An observation form was created and provided to members of the public. They were asked to observe and provide their opinions on the rules of participation compared to what they saw in the room.  At each forum and focus group, a verbal summary of what was expressed was provided to the audience.

According to a report Hood Quan presented the city in May, residents who care about their city generally have the following in common: they understand not all petitions will receive a response; they appreciate follow-up from council and staff; they need clear information about how local government functions; they want to know how public comment is utilized by the council when making decisions; they believe Citizens Forum is important for participatory democracy; and they expect differing views and appreciate hearing from other members of the public.

The findings of the project will be presented to the council at the end of June. Center for Dialog and Resolution staff will meet with council members to discuss conflict dynamics and explore the impact on implementing recommendations on city resources with the city manager and her staff. Recommendations and implementation will be examined during a future Committee of the Whole meeting.

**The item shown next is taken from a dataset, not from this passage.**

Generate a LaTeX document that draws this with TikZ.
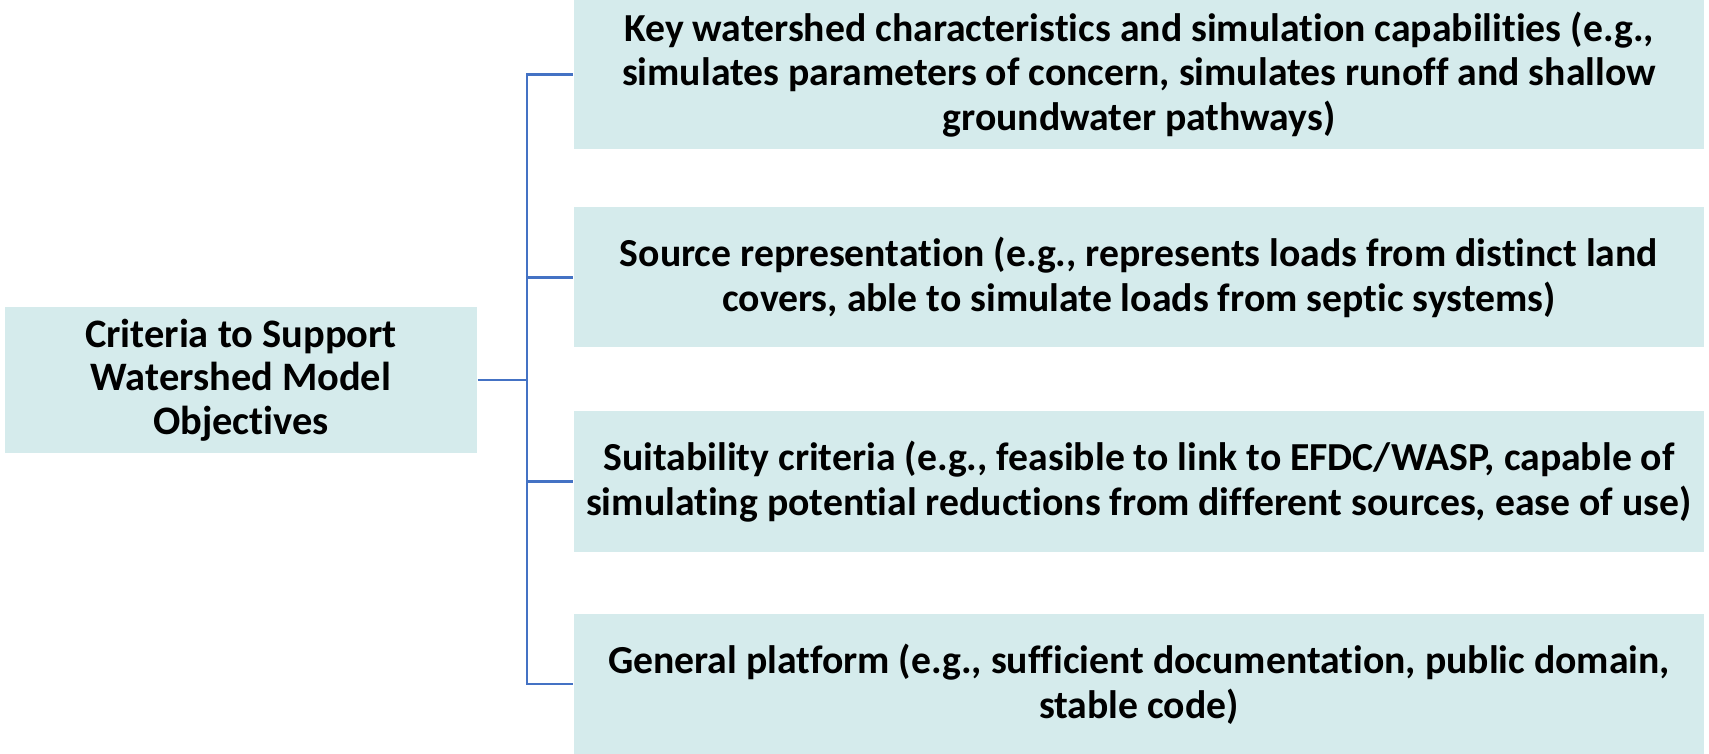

Former Councilmember Lauren Walker Lee offered up a resolution late last year that would have moved Citizens Forum out of city hall. Her plan called for the city to host five council-district forums on issues affecting that part of Tacoma, as well as four citywide forums on issues facing the city as a whole.

A primary topic discussed during recent Citizens Forums has been plans by Puget Sound Energy to build a liquified natural gas facility on the Tideflats. John Carlton is a member of Redefine Tacoma, a group opposing the facility. He is opposed to moving the forums to other locations, in part because the council chambers is equipped with television cameras and the meetings are televised on TV Tacoma. “That is a really important part of getting our voice out,” he remarked.

He noted members of Redefine Tacoma have been able to connect with others who share their concerns, such as representatives of the Puyallup Tribe, while at the council chambers.

Carlton said he was treated differently when testifying before Seattle City Council on the same topic. No bell went off when a speaker hit their allotted time limit. He was able to go about two minutes past his limit as the council allowed him to continue. Seattle is more dialogue oriented, he added. “They actually addressed the issue.”

At the last Citizens Forum, Mayor Victoria Woodards had to leave the meeting early so Deputy Mayor Anders Ibsen had the gavel. Carlton said Ibsen addressed some issues brought up, such as pedestrian safety and displaced renters, but did not address liquid natural gas, the topic most speakers commented on. Carlton said he spoke to Ibsen after the meeting and Ibsen said he could not comment on that topic for legal reasons. “No wonder we are frustrated,” Carlton said.

Woodards briefly addressed the topic during the May 22 council meeting. She said the council wants residents to feel that they are being heard and respected. “We think Citizens Forum is important.”